Data:
------------------------------------------------
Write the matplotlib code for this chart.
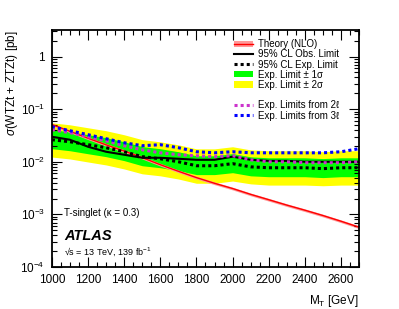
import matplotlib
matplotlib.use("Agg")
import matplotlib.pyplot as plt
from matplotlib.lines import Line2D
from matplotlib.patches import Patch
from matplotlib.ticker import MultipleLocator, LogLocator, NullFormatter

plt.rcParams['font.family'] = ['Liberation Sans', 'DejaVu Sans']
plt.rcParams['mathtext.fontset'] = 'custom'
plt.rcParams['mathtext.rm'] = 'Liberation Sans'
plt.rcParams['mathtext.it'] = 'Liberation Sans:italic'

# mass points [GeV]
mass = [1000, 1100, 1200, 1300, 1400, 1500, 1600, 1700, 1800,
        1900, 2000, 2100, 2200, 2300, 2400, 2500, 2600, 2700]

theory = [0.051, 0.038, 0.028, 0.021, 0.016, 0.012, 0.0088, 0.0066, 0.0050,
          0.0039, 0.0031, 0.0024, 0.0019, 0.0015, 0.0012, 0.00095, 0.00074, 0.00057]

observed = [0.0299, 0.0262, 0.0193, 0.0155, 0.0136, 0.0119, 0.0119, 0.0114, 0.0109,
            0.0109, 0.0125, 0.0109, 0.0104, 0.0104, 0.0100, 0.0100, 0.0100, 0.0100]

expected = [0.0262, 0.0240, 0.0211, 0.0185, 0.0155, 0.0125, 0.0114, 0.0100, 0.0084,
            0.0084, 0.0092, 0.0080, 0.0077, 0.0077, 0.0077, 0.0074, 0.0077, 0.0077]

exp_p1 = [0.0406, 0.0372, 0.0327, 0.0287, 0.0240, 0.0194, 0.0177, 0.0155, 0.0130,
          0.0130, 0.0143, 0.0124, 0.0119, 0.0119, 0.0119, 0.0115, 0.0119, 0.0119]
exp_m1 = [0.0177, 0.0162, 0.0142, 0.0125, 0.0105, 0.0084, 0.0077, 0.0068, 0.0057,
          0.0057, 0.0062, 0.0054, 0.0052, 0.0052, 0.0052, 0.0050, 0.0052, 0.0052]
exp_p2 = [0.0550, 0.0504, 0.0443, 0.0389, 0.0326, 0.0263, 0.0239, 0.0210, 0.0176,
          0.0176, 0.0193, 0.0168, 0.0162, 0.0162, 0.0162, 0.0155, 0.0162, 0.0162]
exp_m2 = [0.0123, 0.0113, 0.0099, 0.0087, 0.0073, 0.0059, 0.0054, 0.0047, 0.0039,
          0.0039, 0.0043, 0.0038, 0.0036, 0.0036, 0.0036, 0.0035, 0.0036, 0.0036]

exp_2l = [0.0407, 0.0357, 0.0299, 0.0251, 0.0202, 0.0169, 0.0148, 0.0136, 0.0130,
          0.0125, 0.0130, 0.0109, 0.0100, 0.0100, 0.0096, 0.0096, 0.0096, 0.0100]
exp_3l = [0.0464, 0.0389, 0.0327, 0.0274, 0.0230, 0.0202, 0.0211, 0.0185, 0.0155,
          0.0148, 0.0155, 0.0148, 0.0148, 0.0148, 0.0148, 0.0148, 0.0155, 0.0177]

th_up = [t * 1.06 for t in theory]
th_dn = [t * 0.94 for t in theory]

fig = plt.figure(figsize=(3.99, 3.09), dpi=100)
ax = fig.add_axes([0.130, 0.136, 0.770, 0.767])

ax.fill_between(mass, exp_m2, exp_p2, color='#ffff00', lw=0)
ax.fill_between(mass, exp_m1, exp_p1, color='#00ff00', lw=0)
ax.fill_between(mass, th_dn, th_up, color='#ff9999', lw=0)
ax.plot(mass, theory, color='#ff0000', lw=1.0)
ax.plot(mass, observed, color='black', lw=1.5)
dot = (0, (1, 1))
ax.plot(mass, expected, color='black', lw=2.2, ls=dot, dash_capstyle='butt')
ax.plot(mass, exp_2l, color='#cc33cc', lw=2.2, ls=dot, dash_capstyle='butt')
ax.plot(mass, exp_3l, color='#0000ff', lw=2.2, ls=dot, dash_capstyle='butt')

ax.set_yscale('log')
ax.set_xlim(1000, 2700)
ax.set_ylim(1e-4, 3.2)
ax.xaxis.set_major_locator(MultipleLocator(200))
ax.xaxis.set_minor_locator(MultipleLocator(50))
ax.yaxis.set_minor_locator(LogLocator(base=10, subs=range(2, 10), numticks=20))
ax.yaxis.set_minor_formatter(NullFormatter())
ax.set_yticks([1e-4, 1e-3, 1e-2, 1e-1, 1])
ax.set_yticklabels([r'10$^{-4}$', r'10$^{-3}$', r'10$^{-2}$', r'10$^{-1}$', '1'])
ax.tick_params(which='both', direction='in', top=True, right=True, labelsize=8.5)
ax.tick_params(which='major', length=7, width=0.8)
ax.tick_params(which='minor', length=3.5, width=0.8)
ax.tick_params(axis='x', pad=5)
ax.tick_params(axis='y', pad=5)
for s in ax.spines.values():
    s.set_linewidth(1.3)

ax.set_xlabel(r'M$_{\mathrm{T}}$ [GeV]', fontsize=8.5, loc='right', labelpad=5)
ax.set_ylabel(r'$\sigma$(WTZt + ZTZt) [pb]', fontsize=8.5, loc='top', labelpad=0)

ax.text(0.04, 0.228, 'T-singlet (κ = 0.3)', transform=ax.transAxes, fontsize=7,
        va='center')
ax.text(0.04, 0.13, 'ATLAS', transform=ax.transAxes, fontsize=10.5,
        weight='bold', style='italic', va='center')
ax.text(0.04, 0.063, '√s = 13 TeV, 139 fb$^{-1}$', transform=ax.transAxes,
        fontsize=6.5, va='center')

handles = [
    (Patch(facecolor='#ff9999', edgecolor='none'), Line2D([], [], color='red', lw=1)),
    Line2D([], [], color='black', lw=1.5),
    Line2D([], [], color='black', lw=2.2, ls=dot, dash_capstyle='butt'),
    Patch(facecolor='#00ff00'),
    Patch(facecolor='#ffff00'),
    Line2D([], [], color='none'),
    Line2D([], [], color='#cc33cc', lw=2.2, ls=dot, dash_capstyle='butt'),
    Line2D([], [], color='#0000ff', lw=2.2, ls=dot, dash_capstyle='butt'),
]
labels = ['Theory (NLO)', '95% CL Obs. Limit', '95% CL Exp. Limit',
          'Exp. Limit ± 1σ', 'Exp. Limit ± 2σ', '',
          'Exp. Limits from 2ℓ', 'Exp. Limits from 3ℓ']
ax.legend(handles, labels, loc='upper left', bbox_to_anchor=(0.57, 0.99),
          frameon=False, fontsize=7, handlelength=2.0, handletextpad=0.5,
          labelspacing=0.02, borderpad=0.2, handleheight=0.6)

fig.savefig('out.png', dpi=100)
------------------------------------------------
Exercise: Set down again, exactly, the lines of the material above from its first line to the one with "0.0074, 0.0077, 0.0077]", inclusive. Leave the pictures out.

Expected answer:
Write the matplotlib code for this chart.
import matplotlib
matplotlib.use("Agg")
import matplotlib.pyplot as plt
from matplotlib.lines import Line2D
from matplotlib.patches import Patch
from matplotlib.ticker import MultipleLocator, LogLocator, NullFormatter

plt.rcParams['font.family'] = ['Liberation Sans', 'DejaVu Sans']
plt.rcParams['mathtext.fontset'] = 'custom'
plt.rcParams['mathtext.rm'] = 'Liberation Sans'
plt.rcParams['mathtext.it'] = 'Liberation Sans:italic'

# mass points [GeV]
mass = [1000, 1100, 1200, 1300, 1400, 1500, 1600, 1700, 1800,
        1900, 2000, 2100, 2200, 2300, 2400, 2500, 2600, 2700]

theory = [0.051, 0.038, 0.028, 0.021, 0.016, 0.012, 0.0088, 0.0066, 0.0050,
          0.0039, 0.0031, 0.0024, 0.0019, 0.0015, 0.0012, 0.00095, 0.00074, 0.00057]

observed = [0.0299, 0.0262, 0.0193, 0.0155, 0.0136, 0.0119, 0.0119, 0.0114, 0.0109,
            0.0109, 0.0125, 0.0109, 0.0104, 0.0104, 0.0100, 0.0100, 0.0100, 0.0100]

expected = [0.0262, 0.0240, 0.0211, 0.0185, 0.0155, 0.0125, 0.0114, 0.0100, 0.0084,
            0.0084, 0.0092, 0.0080, 0.0077, 0.0077, 0.0077, 0.0074, 0.0077, 0.0077]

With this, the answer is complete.